The third level I played was like a standard escape room, but with a twist. It was called Vent Repair and I was inside the vent system of a building. It was a small square room with three doors. One on the left, one on the right, and one in front of me. Once I pushed a small button below me the door on the left opened to reveal more buttons and levers. Finding the correct sequence with these then opened the door in the middle and it also had more things to interact with. Here’s where the game gets tricky. If you don’t occasionally look back at the door on the left, a creature will come and kill you through it. By the time you get the last door open and start working through that puzzle, you’ll look like a skittish bird and quite possibly get whiplash because you’ll have to keep looking back through the other doors to make sure something isn’t coming to kill you, all while trying to figure out the last puzzle.

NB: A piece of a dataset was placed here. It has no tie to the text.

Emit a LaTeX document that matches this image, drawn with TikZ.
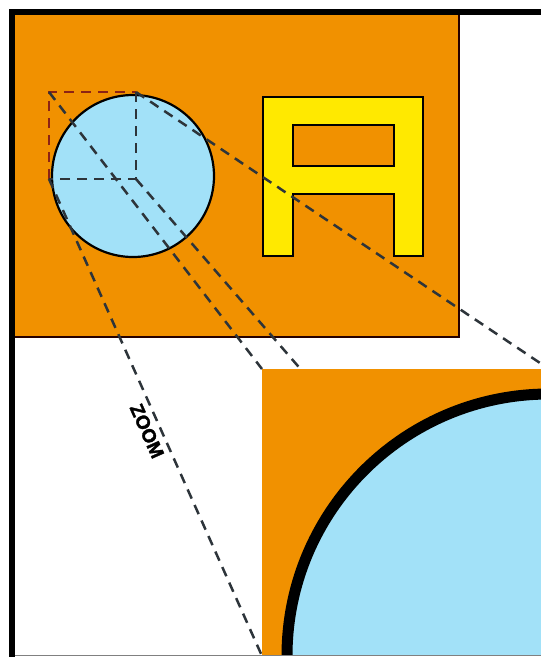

It was a Dark and Scary Night

This being a horror title, it’s naturally a dark and haunted looking game. It feels like a game originally designed to be played in VR as it plays incredibly well in an up-close, first person view. The jump scares, of which I don’t normally fall victim too, got me a couple of times, and I’m pretty sure that was caused by being so close to what I was working on. If you’re claustrophobic, the realism of the vent repair scenario might actually prove to be too much for you, as you can sense the tightness of the space as you work through it. The level is designed so well that you’ll feel like you are stuck in a vent and trying to save your own life.

The final version of Five Nights at Freddy’s VR: Help Wanted, set to be released on April 30th, will have 40+ levels of delightfully scary scenarios to play through, with collectibles to be found and unlockables to be earned. There will be a game hub set in an arcade where you’ll be able to see what you have unlocked and turn in tokens you have found to unlock even more stuff. The replay value of the game may be pretty high, and even if you have played through a bunch of Freddy’s stuff before, the developer says there are a bunch of new things created just for the VR game.